SON VOLT'S JAY Farrar may be the most fatalistic rock 'n' roller since the John Fogerty of "Who'll Stop the Rain." When bad things come his way, the poor guy doesn't necessarily take it hard, because he always seems to be expecting the worst anyway. Like Fogerty, he sometimes conveys the assurance (and vocabulary) of an Old Testament prophet, and, also like Fogerty, his fatalism often expresses itself through weather imagery. But while Fogerty's bad moons rising and unstoppable rains were clearly metaphorical, Farrar's take is often literal.
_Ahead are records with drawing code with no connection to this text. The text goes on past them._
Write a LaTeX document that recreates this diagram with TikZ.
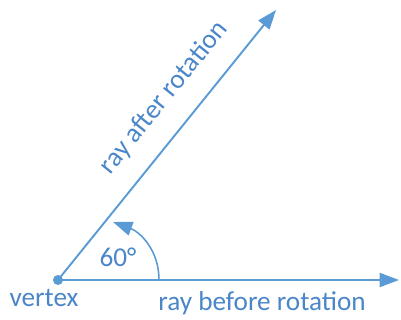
\documentclass[tikz,border=0pt]{standalone}
\usepackage{fontspec}
\setmainfont{Carlito}
\usetikzlibrary{arrows.meta, positioning}
\definecolor{Ray_Blue}{HTML}{5B9BD5}
\definecolor{Text_Blue}{HTML}{4A86C8}

\begin{document}
\begin{tikzpicture}[
    x=0.02cm, y=0.02cm,
    ray/.style={draw=Ray_Blue, line width=1.1pt, -{Triangle[length=11pt, width=8pt]}},
    lbl/.style={text=Text_Blue, font=\fontsize{15.5}{18}\selectfont, inner sep=0pt}
]
\useasboundingbox (0,0) rectangle (401,320);

% Points
\coordinate (vertex) at (58,40);
\coordinate (before) at (399,40);
\coordinate (after) at (276,310);
\coordinate (arcstart) at (159,40);
\coordinate (arcend) at (113,98);

% Rays
\draw[ray] (vertex) -- (before);
\draw[ray] (vertex) -- (after);
\fill[Ray_Blue] (vertex) circle (5);

% Angle arc
\draw[ray, line width=0.9pt] (arcstart) .. controls (159,70) and (140,88) .. (arcend);

% Labels
\node[lbl] (vlabel) at (44,22) {vertex};
\node[lbl] (blabel) at (262,17) {ray before rotation};
\node[lbl] (angle) at (118,63) {60°};
\node[lbl, rotate=51] (alabel) at (164,222) {ray after rotation};

\end{tikzpicture}
\end{document}
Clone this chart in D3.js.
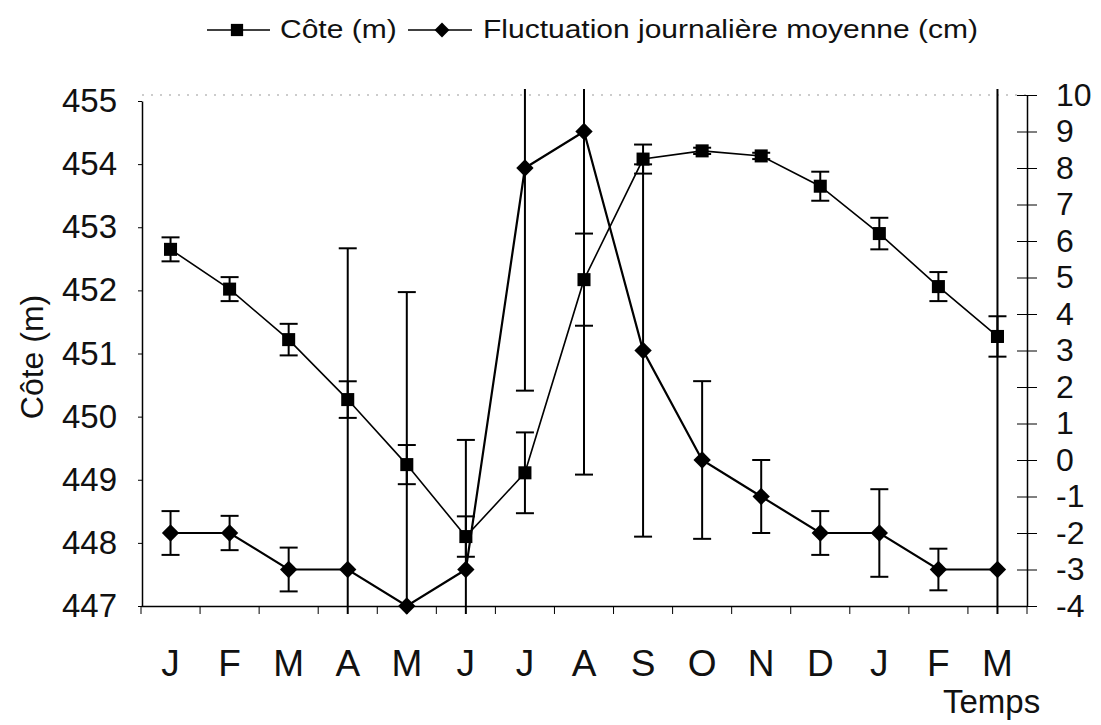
<!DOCTYPE html>
<html>
<head>
<meta charset="utf-8">
<script src="https://cdn.jsdelivr.net/npm/d3@7"></script>
<style>
body { margin: 0; background: #fff; }
svg { display: block; font-family: "Liberation Sans", Arial, sans-serif; }
</style>
</head>
<body>
<svg width="1101" height="725"></svg>
<script>
// months (Jan of year 1 .. Mar of year 2)
var months = ["J", "F", "M", "A", "M", "J", "J", "A", "S", "O", "N", "D", "J", "F", "M"];

// water level (m) and its error
var cote    = [452.65, 452.02, 451.22, 450.27, 449.24, 448.10, 449.11, 452.17, 454.08, 454.21, 454.13, 453.65, 452.90, 452.06, 451.27];
var coteErr = [0.19, 0.19, 0.25, 0.29, 0.31, 0.32, 0.64, 0.73, 0.23, 0.05, 0.05, 0.23, 0.25, 0.23, 0.32];

// mean daily fluctuation (cm) and its error
var fluct    = [-2, -2, -3, -3, -4, -3, 8, 9, 3, 0, -1, -2, -2, -3, -3];
var fluctErr = [0.6, 0.47, 0.6, 8.8, 8.6, 3.55, 6.1, 9.4, 5.1, 2.16, 1.0, 0.6, 1.2, 0.57, 14];

var leftTicks = d3.range(447, 456);
var rightTicks = d3.range(-4, 11);

var svg = d3.select('svg');

var x = d3.scaleBand().domain(d3.range(months.length)).range([141, 1027]);
var yL = d3.scaleLinear().domain([447, 455]).range([606, 101]);
var yR = d3.scaleLinear().domain([-4, 10]).range([606, 95]);
var cx = function(i) { return x(i) + x.bandwidth() / 2; };

// clip for the long error bars
svg.append('defs').append('clipPath').attr('id', 'plot-clip')
  .append('rect').attr('x', 120).attr('y', 89).attr('width', 940).attr('height', 525);

// faint top border (scan artefact look)
svg.append('line')
  .attr('x1', 142).attr('x2', 1027).attr('y1', 95).attr('y2', 95)
  .attr('stroke', '#999').attr('stroke-width', 1).attr('stroke-dasharray', '2,7');

// left axis
var gL = svg.append('g').attr('transform', 'translate(142,0)')
  .call(d3.axisLeft(yL).tickValues(leftTicks).tickSize(4).tickSizeOuter(0).tickPadding(21)
    .tickFormat(function(d) { return String(d); }));
gL.selectAll('text').style('font-size', '33px').attr('fill', '#111');
gL.select('.domain').attr('stroke-width', 1.5);

// right axis
var gR = svg.append('g').attr('transform', 'translate(1027,0)')
  .call(d3.axisRight(yR).tickValues(rightTicks).tickSize(10).tickSizeOuter(0).tickPadding(19)
    .tickFormat(function(d) { return String(d); }));
gR.selectAll('.tick line').attr('x1', -10);
gR.selectAll('text').style('font-size', '32px').attr('fill', '#111');
gR.select('.domain').attr('stroke-width', 1.5);

// bottom axis: labels at band centres, ticks at band edges
var gB = svg.append('g').attr('transform', 'translate(0,606)')
  .call(d3.axisBottom(x).tickSize(0).tickSizeOuter(0).tickPadding(44)
    .tickFormat(function(i) { return months[i]; }));
gB.selectAll('text').style('font-size', '37px').attr('fill', '#111');
gB.select('.domain').attr('stroke-width', 1.5);
var edges = x.domain().map(function(i) { return x(i); }).concat([x.range()[1]]);
gB.selectAll('line.edge')
  .data(edges)
  .enter().append('line')
  .attr('class', 'edge')
  .attr('x1', function(d) { return d; }).attr('x2', function(d) { return d; })
  .attr('y1', 0).attr('y2', 8)
  .attr('stroke', '#000').attr('stroke-width', 1);

var plot = svg.append('g').attr('clip-path', 'url(#plot-clip)');

// error bars
function errorBars(vals, errs, y, cls) {
  var g = plot.append('g').attr('class', cls)
    .attr('stroke', '#000').attr('stroke-width', 2).attr('fill', 'none');
  var bars = g.selectAll('g').data(vals).enter().append('g');
  bars.append('line')
    .attr('x1', function(d, i) { return cx(i); }).attr('x2', function(d, i) { return cx(i); })
    .attr('y1', function(d, i) { return y(d + errs[i]); })
    .attr('y2', function(d, i) { return y(d - errs[i]); });
  bars.append('line')
    .attr('x1', function(d, i) { return cx(i) - 9; }).attr('x2', function(d, i) { return cx(i) + 9; })
    .attr('y1', function(d, i) { return y(d + errs[i]); })
    .attr('y2', function(d, i) { return y(d + errs[i]); });
  bars.append('line')
    .attr('x1', function(d, i) { return cx(i) - 9; }).attr('x2', function(d, i) { return cx(i) + 9; })
    .attr('y1', function(d, i) { return y(d - errs[i]); })
    .attr('y2', function(d, i) { return y(d - errs[i]); });
}
errorBars(fluct, fluctErr, yR, 'err-fluct');
errorBars(cote, coteErr, yL, 'err-cote');

// lines
var lineL = d3.line().x(function(d, i) { return cx(i); }).y(function(d) { return yL(d); });
var lineR = d3.line().x(function(d, i) { return cx(i); }).y(function(d) { return yR(d); });

plot.append('path').datum(cote).attr('d', lineL)
  .attr('fill', 'none').attr('stroke', '#000').attr('stroke-width', 1.6);
plot.append('path').datum(fluct).attr('d', lineR)
  .attr('fill', 'none').attr('stroke', '#000').attr('stroke-width', 2.2);

// markers
var square = d3.symbol().type(d3.symbolSquare).size(170);
var diamond = d3.symbol().type(d3.symbolSquare).size(150);

svg.append('g').selectAll('path')
  .data(cote)
  .enter().append('path')
  .attr('d', square)
  .attr('transform', function(d, i) { return 'translate(' + cx(i) + ',' + yL(d) + ')'; })
  .attr('fill', '#000');

svg.append('g').selectAll('path')
  .data(fluct)
  .enter().append('path')
  .attr('d', diamond)
  .attr('transform', function(d, i) { return 'translate(' + cx(i) + ',' + yR(d) + ') rotate(45)'; })
  .attr('fill', '#000');

// axis titles
svg.append('text')
  .attr('transform', 'translate(43,357) rotate(-90)')
  .attr('text-anchor', 'middle')
  .style('font-size', '32px')
  .attr('fill', '#111')
  .text('Côte (m)');

svg.append('text')
  .attr('x', 943).attr('y', 713)
  .style('font-size', '33px')
  .attr('fill', '#111')
  .text('Temps');

// legend
var legend = svg.append('g');
legend.append('line').attr('x1', 207).attr('x2', 270).attr('y1', 30).attr('y2', 30)
  .attr('stroke', '#000').attr('stroke-width', 1.6);
legend.append('path').attr('d', d3.symbol().type(d3.symbolSquare).size(150))
  .attr('transform', 'translate(237,30)').attr('fill', '#000');
legend.append('text')
  .attr('transform', 'translate(280,38) scale(1,0.85)')
  .style('font-size', '30px').attr('fill', '#111')
  .text('Côte (m)');

legend.append('line').attr('x1', 408).attr('x2', 472).attr('y1', 30).attr('y2', 30)
  .attr('stroke', '#000').attr('stroke-width', 1.6);
legend.append('path').attr('d', d3.symbol().type(d3.symbolSquare).size(110))
  .attr('transform', 'translate(442,30) rotate(45)').attr('fill', '#000');
legend.append('text')
  .attr('transform', 'translate(483,38) scale(1,0.85)')
  .style('font-size', '30px').attr('fill', '#111')
  .text('Fluctuation journalière moyenne (cm)');
</script>
</body>
</html>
Son Volt documents a world where life's evanescence is played out against a backdrop of natural forces. The Farrar we know today emerged fully on Uncle Tupelo's 1993 swan song, Anodyne, a record heavily influenced by two natural events--the floods of 1992 that ravaged the band's Midwestern home front, and the earthquake scare along a New Madrid fault line that went right through their front door.

The folk fantasies and vague Americana he's authored on subsequent records aren't nearly as conservative or nostalgic as a lot of urbane, East Coast rock critics would have you believe. I do wish, though, that Farrar would take a cue from his geographical and musical comrades the Bottle Rockets and crack a joke every now and then, or at least give some indication that the riverside landscapes he obsesses over are inhabited by real people living real lives. Then again, maybe it's hard to notice those details from the window of your car. If anything, Son Volt makes geographically specific road music. "From Memphis to New Orleans," Farrar sings on "Creosote," from 1997's Straightaways. You might as well extend that trek north to the small western Illinois towns that Farrar and drummer Mike Heidorn are from and where Wide Swing Tremolo was recorded, and continue up the Mississippi to the Twin Cities where Farrar picked up bandmates Jim and Dave Boquist.

So it's unfortunate for Farrar and Co. that Lucinda Williams happened to craft a masterpiece out of the same subject matter (or at least the Southern half of the journey) earlier this year. Where Williams's Car Wheels on a Gravel Road features lyrics so precise and evocative that they rival Chuck Berry, Wide Swing Tremolo finds Farrar reaching new levels of indecipherability. If you can figure out what "unveilings free from saturation/Departures raised with no masquerading" means, then you've got me beat. Farrar's big voice and his band's down-home elegance have always masked his lyrical deficiencies, and, from the Stonesy blast of the opening "Straightface" to the surprisingly loose shuffle of the closing "Blind Hope," they continue to deliver the goods. But, sadly, Wide Swing Tremolo finds Farrar's lyrics flapping in the same wind he once claimed would take our troubles away.